Auch die weitere Entscheidung des Berufungsgerichts, der Kläger habe die ihm zu Unrecht gewährten Beträge zurückzuzahlen, ist nicht frei von Rechtsirrtum. Zwar ist die Rückerstattung der Beträge zutreffend auf die Vorschrift des § 47 VerwVG gestützt. Diese Vorschrift galt zwar noch nicht zu der Zeit, als der angefochtene Bescheid erlassen wurde. Sie ergreift aber nach der Rechtsprechung des BSG alle am Tage ihres Inkrafttretens, dem 1. April 1955, anhängigen Rückforderungsfälle (BSG 3, 234 = SozR VerwVG § 47 Bl. Ca 1 Nr. 1). Nach § 47 Abs. 3 VerwVG ist bei einer Berichtigung eines Bescheides die Rückforderung der gewährten Leistungen dann nicht ausgeschlossen, wenn die Unrichtigkeit der ursprünglichen Bescheide darauf beruht, daß der Empfänger Tatsachen, die für die Entscheidung von wesentlicher Bedeutung sind, wissentlich falsch angegeben oder verschwiegen hat. Das LSG hat die Rückforderung deshalb für berechtigt erachtet, weil der Vormund des Klägers im Rentenantrag unrichtige Angaben gemacht habe und mithin habe wissen müssen, daß ihm die gezahlten Versorgungsbezüge nicht zuständen. Für diese Entscheidung standen dem LSG keine hinreichenden Feststellungen zur Verfügung. Es trifft zwar zu, daß der Vormund im Antragsvordruck am 31. Dezember 1948 angegeben hat, der Kläger beziehe kein Einkommen aus Arbeit, Kapitalvermögen oder sonstiges Einkommen. Die Feststellungen darüber, daß der Vormund rechtskundig gewesen sei, sind jedoch nicht näher begründet. Gegen sie hat die Revision durchgreifende Ausführungen gemacht. Es ist nicht ersichtlich, worauf das LSG die Feststellung stützt, daß der Großvater des Klägers, der den Antragsvordruck unterschrieben hat, rechtskundig gewesen ist. Der rechtskundige ... ist aber erst am 4. März 1949 zum Vormund bestellt worden. Eine nach § 163 SGG bindende Feststellung liegt daher insoweit nicht vor. Das LSG wird daher auch in dieser Hinsicht weitere Ermittlungen zu treffen haben.

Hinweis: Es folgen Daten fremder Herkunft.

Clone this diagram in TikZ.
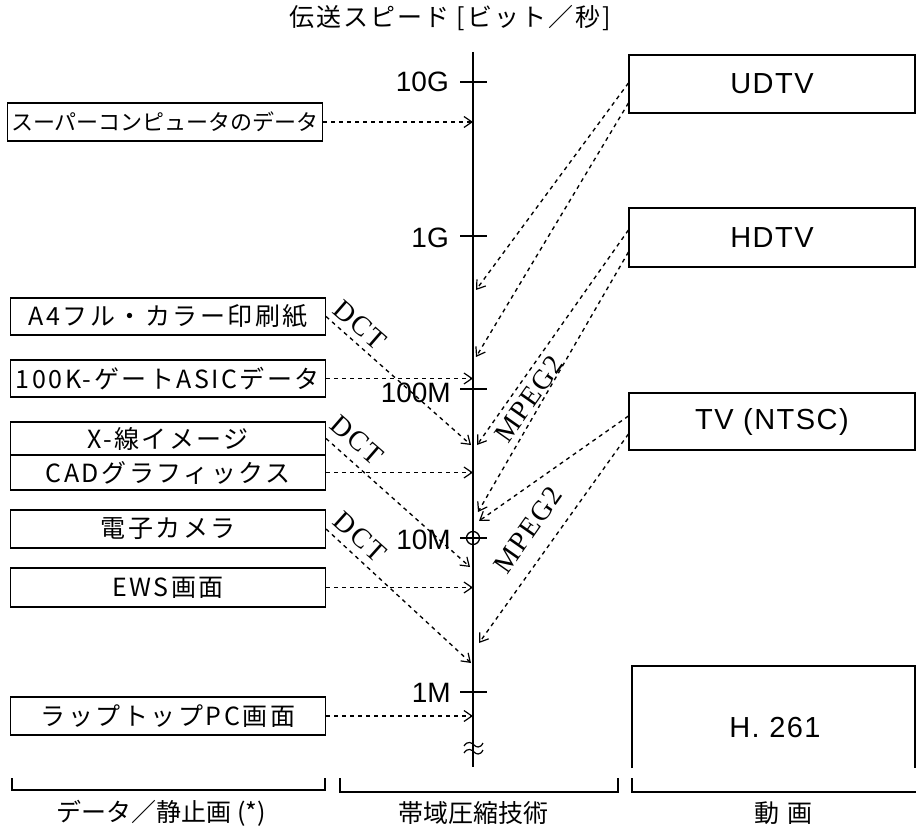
\documentclass[tikz,border=0pt]{standalone}
\usepackage{fontspec}
\newfontfamily\jp{Noto Sans CJK JP}
\newfontfamily\jpw[LetterSpace=10]{Noto Sans CJK JP}
\newfontfamily\jpt[LetterSpace=8]{Noto Sans CJK JP}
\newfontfamily\lat{Liberation Sans}
\newfontfamily\latw[LetterSpace=5]{Liberation Sans}
\newfontfamily\ser[LetterSpace=6]{Liberation Serif}
\usetikzlibrary{arrows.meta,calc}
\tikzset{
  dbox/.style={draw, line width=1.1pt, inner sep=0pt, minimum width=315pt, font=\jpw\fontsize{25}{25}\selectfont},
  vbox/.style={draw, line width=1.1pt, inner sep=0pt, minimum width=286pt, font=\latw\fontsize{29}{29}\selectfont},
  flow/.style={line width=1.35pt, dash pattern=on 4pt off 4pt, -{Straight Barb[length=8pt,width=11pt,line width=1.2pt]}},
  axlab/.style={anchor=east, inner sep=0pt, font=\lat\fontsize{28}{28}\selectfont},
  methlab/.style={inner sep=0pt, font=\ser\fontsize{28}{28}\selectfont},
  caplab/.style={inner sep=0pt, font=\jp\fontsize{25}{25}\selectfont},
  axtick/.style={line width=1.3pt},
  frame/.style={line width=1.1pt}
}
\begin{document}
\begin{tikzpicture}[x=1pt,y=-1pt]
\useasboundingbox (0,0) rectangle (916,826);
% title
\node[caplab, font=\jpt\fontsize{25}{25}\selectfont] (title) at (450,18) {伝送スピード [ビット／秒]};
% axis
\coordinate (axtop) at (473,52);
\coordinate (axbot) at (473,767);
\draw[line width=1.4pt] (axtop) -- (axbot);
\draw[axtick] (460,82) -- (487,82);
\draw[axtick] (460,236) -- (487,236);
\draw[axtick] (460,389) -- (487,389);
\draw[axtick] (460,538) -- (487,538);
\draw[axtick] (460,692) -- (487,692);
\draw[axtick] (473,538) circle (6.5pt);
\node[axlab] (l10g) at (449,82) {10G};
\node[axlab] (l1g) at (449,238) {1G};
\node[axlab] (l100m) at (451,393) {100M};
\node[axlab] (l10m) at (451,540) {10M};
\node[axlab] (l1m) at (451,693) {1M};
% break mark on the axis
\draw[line width=1.2pt] (464,746) .. controls (468,740) and (472,743) .. (474,745) .. controls (476,747) and (480,749) .. (483,743);
\draw[line width=1.2pt] (464,753) .. controls (468,747) and (472,750) .. (474,752) .. controls (476,754) and (480,756) .. (483,750);
% data boxes
\node[dbox, minimum height=38pt, font=\jp\fontsize{22}{22}\selectfont] (sup) at (165,122) {スーパーコンピュータのデータ};
\node[dbox, minimum height=37pt] (a4) at (168,316.5) {A4フル・カラー印刷紙};
\node[dbox, minimum height=37pt] (asic) at (168,378.5) {100K-ゲートASICデータ};
\node[dbox, minimum height=33pt] (xray) at (168,438.5) {X-線イメージ};
\node[dbox, minimum height=35pt] (cad) at (168,472.5) {CADグラフィックス};
\node[dbox, minimum height=38pt] (cam) at (168,529) {電子カメラ};
\node[dbox, minimum height=39pt] (ews) at (168,587.5) {EWS画面};
\node[dbox, minimum height=38pt] (lap) at (168,716) {ラップトップPC画面};
% video boxes
\node[vbox, minimum height=58pt] (udtv) at (772,84) {UDTV};
\node[vbox, minimum height=59pt] (hdtv) at (772,237.5) {HDTV};
\node[vbox, minimum height=57pt] (tv) at (772,421.5) {TV (NTSC)};
\draw[frame] (632,768) -- (632,666) -- (915,666) -- (915,768);
\node[inner sep=0pt, font=\latw\fontsize{29}{29}\selectfont] (h261) at (775,728) {H. 261};
% horizontal arrows
\draw[flow] (sup.east) -- (sup.east -| axtop);
\draw[flow] (asic.east) -- (asic.east -| axtop);
\draw[flow] (cad.east) -- (cad.east -| axtop);
\draw[flow] (ews.east) -- (ews.east -| axtop);
\draw[flow] (lap.east) -- (lap.east -| axtop);
% DCT arrows
\coordinate (d1) at (471,445);
\coordinate (d2) at (470,567);
\coordinate (d3) at (471,663);
\draw[flow] (a4.east) -- (d1);
\draw[flow] (xray.east) -- (d2);
\draw[flow] (cam.east) -- (d3);
\node[methlab, rotate=-41] (dct1) at (360,325) {DCT};
\node[methlab, rotate=-41] (dct2) at (357,440) {DCT};
\node[methlab, rotate=-42] (dct3) at (360,537) {DCT};
% MPEG2 arrows
\coordinate (u1) at (476,290);
\coordinate (u2) at (476,357);
\coordinate (h1) at (477,445);
\coordinate (h2) at (478,512);
\coordinate (v1) at (479,521);
\coordinate (v2) at (479,643);
\draw[flow] ([yshift=1pt]udtv.west) -- (u1);
\draw[flow] ([yshift=-19pt]udtv.west) -- (u2);
\draw[flow] ([yshift=7.5pt]hdtv.west) -- (h1);
\draw[flow] ([yshift=-14.5pt]hdtv.west) -- (h2);
\draw[flow] ([yshift=5.5pt]tv.west) -- (v1);
\draw[flow] ([yshift=-12.5pt]tv.west) -- (v2);
\node[methlab, rotate=55] (mp1) at (529,399) {MPEG2};
\node[methlab, rotate=55] (mp2) at (528,530) {MPEG2};
% brackets
\draw[frame] (12,778) -- (12,790) -- (325,790) -- (325,778);
\draw[frame] (340,778) -- (340,792) -- (618,792) -- (618,778);
\draw[frame] (632,778) -- (632,792) -- (916,792);
\node[caplab] (cdata) at (161,813) {データ／静止画 (*)};
\node[caplab] (ctech) at (473,813) {帯域圧縮技術};
\node[caplab] (cvid) at (783,813) {動\hspace{8pt}画};
\end{tikzpicture}
\end{document}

Da sonach die angefochtene Entscheidung hinsichtlich der beiden streitigen Punkte, nämlich der Entscheidung darüber, ob der Kläger Versorgungsbezüge zu Unrecht bezogen hat, und darüber, daß er diese zurückzuerstatten hat, rechtsirrig ist, konnte sie nicht aufrechterhalten werden und war aufzuheben. Die Entscheidung des Rechtsstreits hängt von der Vornahme weiterer Ermittlungen ab, die dem Senat verwehrt sind. Deshalb mußte der Rechtsstreit an das LSG zurückverwiesen werden.

Die Entscheidung über die Kosten bleibt dem Schlußurteil vorbehalten.